After his State Department employment ended, Mr. Rocha also conducted other acts aimed at supporting Cuba’s intelligence services, including working as an adviser to the commander of the U.S. Southern Command, a joint command of the U.S. military whose area of responsibility includes Cuba, from about 2006 until about 2012.
Rocha ‘Abused His Position of Trust’
Mr. Rocha also served on the White House’s National Security Council.Prosecutors said he concealed his double life from Washington officials, allowing him to engage in additional clandestine activity.
Mr. Rocha provided false and misleading information to the United States to maintain his secret mission, traveled outside the United States to meet with Cuban intelligence operatives, and made false and misleading statements to obtain travel documents, according to the DOJ.

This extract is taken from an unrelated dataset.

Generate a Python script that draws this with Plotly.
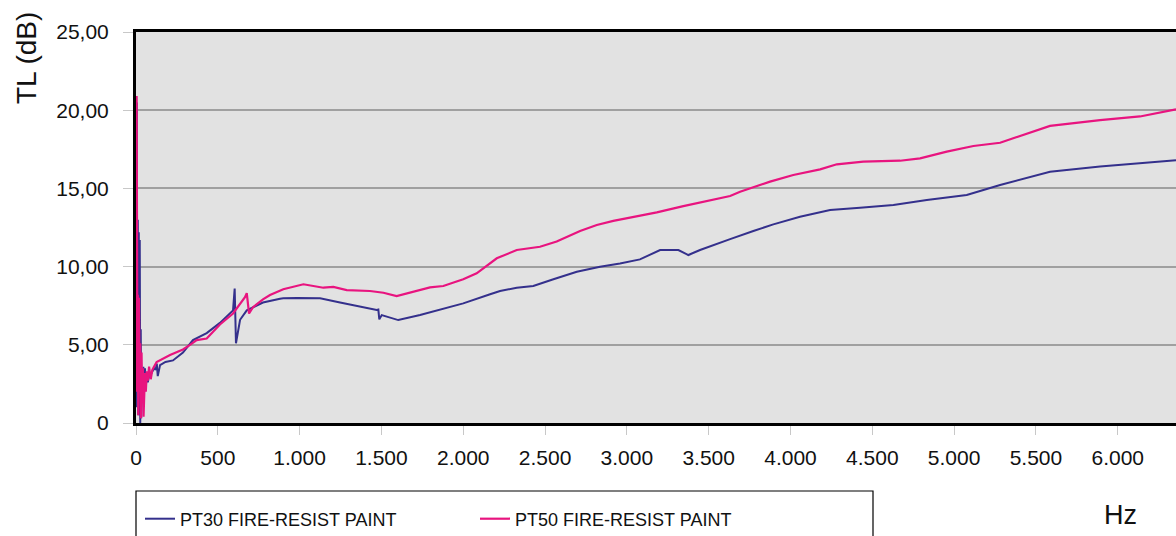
import plotly.graph_objects as go

# ---------------- data ----------------
pt30_hz = [0, 5, 8, 11, 14, 17, 20, 23, 26, 29, 32, 36, 40, 45, 50, 55, 60, 66, 72, 80,
           90, 100, 110, 120, 127, 133, 147, 180, 226, 287, 348, 432, 513, 593, 603, 611,
           625, 636, 677, 776, 880, 900, 982, 1125, 1247, 1349, 1471, 1481, 1487, 1502,
           1603, 1736, 1878, 2000, 2164, 2225, 2327, 2428, 2551, 2694, 2836, 2958, 3080,
           3142, 3203, 3315, 3376, 3447, 3528, 3631, 3773, 3895, 4058, 4242, 4425, 4629,
           4833, 5077, 5179, 5281, 5586, 5892, 6356]
pt30_db = [1.0, 20.5, 3.0, 13.0, 0.5, 12.2, 2.0, 11.7, 0.0, 6.0, 0.3, 2.5, 1.5, 3.6, 2.0,
           3.5, 2.4, 2.9, 2.6, 3.0, 3.1, 3.3, 3.5, 3.4, 3.8, 3.0, 3.7, 3.9, 4.0, 4.5, 5.3,
           5.75, 6.4, 7.2, 8.6, 5.1, 6.1, 6.6, 7.2, 7.7, 7.95, 7.97, 8.0, 7.97, 7.7, 7.48,
           7.22, 7.25, 6.63, 6.9, 6.58, 6.9, 7.29, 7.65, 8.23, 8.44, 8.65, 8.76, 9.19, 9.67,
           9.99, 10.2, 10.46, 10.74, 11.06, 11.06, 10.74, 11.06, 11.38, 11.76, 12.28, 12.7,
           13.19, 13.62, 13.77, 13.94, 14.26, 14.58, 14.9, 15.22, 16.07, 16.4, 16.8]

pt50_hz = [0, 4, 8, 11, 14, 18, 22, 26, 30, 34, 38, 42, 46, 50, 55, 60, 66, 72, 80, 90,
           100, 110, 126, 208, 287, 330, 371, 432, 513, 593, 666, 677, 691, 715, 776, 819,
           900, 1023, 1084, 1145, 1206, 1288, 1430, 1512, 1593, 1675, 1797, 1878, 1919,
           2000, 2082, 2164, 2205, 2327, 2469, 2571, 2714, 2816, 2917, 3019, 3183, 3345,
           3488, 3631, 3692, 3875, 4017, 4181, 4283, 4445, 4670, 4792, 4955, 5118, 5281,
           5586, 5892, 6136, 6356]
pt50_db = [2.0, 20.9, 5.0, 8.2, 0.5, 8.0, 2.0, 5.1, 0.3, 4.5, 1.3, 3.5, 0.4, 2.7, 3.2,
           2.0, 3.3, 2.7, 3.6, 2.8, 3.4, 3.6, 3.9, 4.35, 4.7, 5.0, 5.3, 5.4, 6.3, 7.0, 8.05,
           8.3, 7.0, 7.4, 7.9, 8.18, 8.55, 8.87, 8.76, 8.65, 8.7, 8.5, 8.44, 8.33, 8.12,
           8.33, 8.67, 8.76, 8.9, 9.19, 9.57, 10.2, 10.53, 11.06, 11.27, 11.6, 12.28, 12.66,
           12.92, 13.13, 13.47, 13.87, 14.21, 14.51, 14.79, 15.43, 15.86, 16.22, 16.54,
           16.71, 16.77, 16.92, 17.35, 17.71, 17.92, 19.0, 19.37, 19.6, 20.06]

series_names = ["PT30 FIRE-RESIST PAINT", "PT50 FIRE-RESIST PAINT"]

x_tickvals = [0, 500, 1000, 1500, 2000, 2500, 3000, 3500, 4000, 4500, 5000, 5500, 6000]
x_ticktext = ["0", "500", "1.000", "1.500", "2.000", "2.500", "3.000", "3.500",
              "4.000", "4.500", "5.000", "5.500", "6.000"]
y_tickvals = [0, 5, 10, 15, 20, 25]
y_ticktext = ["0", "5,00", "10,00", "15,00", "20,00", "25,00"]

# ---------------- styles ----------------
BLUE = "#34308c"
PINK = "#e8147f"
FONT = "Liberation Sans, Arial, sans-serif"

W, H = 1176, 536
ML, MR, MT, MB = 136, 0, 32, 113
PW, PH = W - ML - MR, H - MT - MB

def px_x(p):
    return (p - ML) / PW

def px_y(p):
    return (H - MB - p) / PH

fig = go.Figure()
fig.add_trace(go.Scatter(x=pt30_hz, y=pt30_db, mode="lines", name=series_names[0],
                         line=dict(color=BLUE, width=2)))
fig.add_trace(go.Scatter(x=pt50_hz, y=pt50_db, mode="lines", name=series_names[1],
                         line=dict(color=PINK, width=2.2)))

fig.update_layout(
    width=W, height=H,
    margin=dict(l=ML, r=MR, t=MT, b=MB, pad=0, autoexpand=False),
    paper_bgcolor="white", plot_bgcolor="#e2e2e2",
    font=dict(family=FONT, size=21, color="#111111"),
    showlegend=True,
    legend=dict(orientation="h", x=px_x(140), xanchor="left",
                y=px_y(519), yanchor="middle",
                bgcolor="rgba(0,0,0,0)", borderwidth=0,
                entrywidth=290, entrywidthmode="pixels",
                font=dict(family=FONT, size=18, color="#111111"),
                itemwidth=30),
    xaxis=dict(range=[0, 6356], tickvals=x_tickvals, ticktext=x_ticktext,
               showgrid=False, zeroline=False,
               showline=True, linecolor="black", linewidth=3, mirror=True,
               ticks="outside", ticklen=9, tickcolor="#c8c8c8", tickwidth=1,
               ticklabelstandoff=5, tickfont=dict(size=21)),
    yaxis=dict(range=[0, 25], tickvals=y_tickvals, ticktext=y_ticktext,
               showgrid=True, gridcolor="#a0a0a0", gridwidth=2, zeroline=False,
               showline=True, linecolor="black", linewidth=3, mirror=False,
               ticks="outside", ticklen=10, tickcolor="#c8c8c8", tickwidth=1,
               ticklabelstandoff=10, tickfont=dict(size=21)),
)

# legend frame (extends below the visible page)
fig.add_shape(type="rect", xref="paper", yref="paper",
              x0=px_x(136), x1=px_x(873), y0=px_y(560), y1=px_y(491),
              line=dict(color="black", width=1.2), fillcolor="rgba(0,0,0,0)")

# axis titles
fig.add_annotation(x=px_x(27), y=px_y(10), xref="paper", yref="paper",
                   text="TL (dB)", textangle=-90, showarrow=False,
                   xanchor="center", yanchor="top",
                   font=dict(family=FONT, size=28, color="#111111"))
fig.add_annotation(x=px_x(1120), y=px_y(515), xref="paper", yref="paper",
                   text="Hz", showarrow=False, xanchor="center", yanchor="middle",
                   font=dict(family=FONT, size=27, color="#111111"))

fig.write_html("out.html",
               config={"displayModeBar": False},
               post_script="document.body.style.margin='0';"
                           "document.body.style.overflow='hidden';")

Mr. Rocha was ultimately arrested after admitting in a series of meetings in 2022 and 2023 with an undercover FBI agent posing as a covert Cuban General Directorate of Intelligence representative that he had been working for Cuba for decades.
Assistant Attorney General Matthew G. Olsen of the Justice Department’s National Security Division said Mr. Rocha had “abused his position of trust in the U.S. government to advance the interests of a foreign power.”
A Justice Department spokesman declined to comment.